I was first told it couldn't appear in the title. No foreign name in the title, especially one which pronunciation can be tricky. Now, Uma Krishnaswami - my teacher extraordinaire, and someone whose name is bound to appear from time to time in these virtual pages - once said that she regretted keeping Chachaji's name in the title of her picture book Chachaji's Cup. So, I decided to be very mature about it. I said "Fine. No name in the title."

I was already congratulating myself on being so reasonable and wise, when I was asked if I could possibly change the name completely ! That's almost like asking me to start calling my daughter differently, after I spent five years calling her by a name I happen to like or I wouldn't have chosen it, right ? This is the kind of issue that comes up in multicultural litterature. Or so I'm discovering.

I chose to tell the story of a boy who lives in an African country. He has an African name. Sometimes, foreign names are easy to pronounce for the Anglophone. But of course, I didn't choose one of those. I never even thought about pronounciation. I just liked the sound of that name, and that was it and the character must have liked it too, or he wouldn't have stayed alive, I don't think.

I have not yet resolved the dilemma. But you know what? I will again try to be mature and reasonable - now that my best writers friends have weathered the worst of my "freaked out" moment. I will try to find a new name for my boy ; a name that will better serve the story in the end ; either because it will be easier to pronounce, or because I will have found a way to avoid that pitfall. Writing - and being published - like so many other things in life- is so much about letting go.

Monday, April 16, 2007

Blog One, Action !

Alea Jacta Est ! - or how I can't resist showing off whatever remnants of Latin my brain has managed to retain after all these years. In other, simpler words : That's it. I finally created a blog. MY blog. And already, I can see this might just eat up an enormous chunk of that elusive and frustrating thing called "my time." Just coming up with the title of the blog took me well over an hour, and I still wonder about it, but then, I was never good with titles. Still, I feel like I just accomplished something.

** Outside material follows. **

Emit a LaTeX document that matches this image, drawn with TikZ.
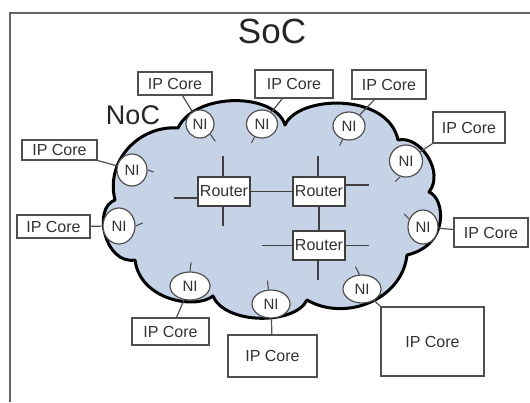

So, why did I want to have my own blog? I imagine it as a new tool. I process my thoughts better when I write. I see this as a place to muse and share news - hopefully good ones -information and tips I gather here and there, about the process of writing. As an expatriate writer living in India - until we move elsewhere - I figure this may be a way to continue building my own writers' community.
I won't necessarily visit every day, or even every week. I don't quite know how often I'll be posting. But I like the idea of having my own little forum, of contributing my little message in a bottle to the ocean of our children's writing virtual community.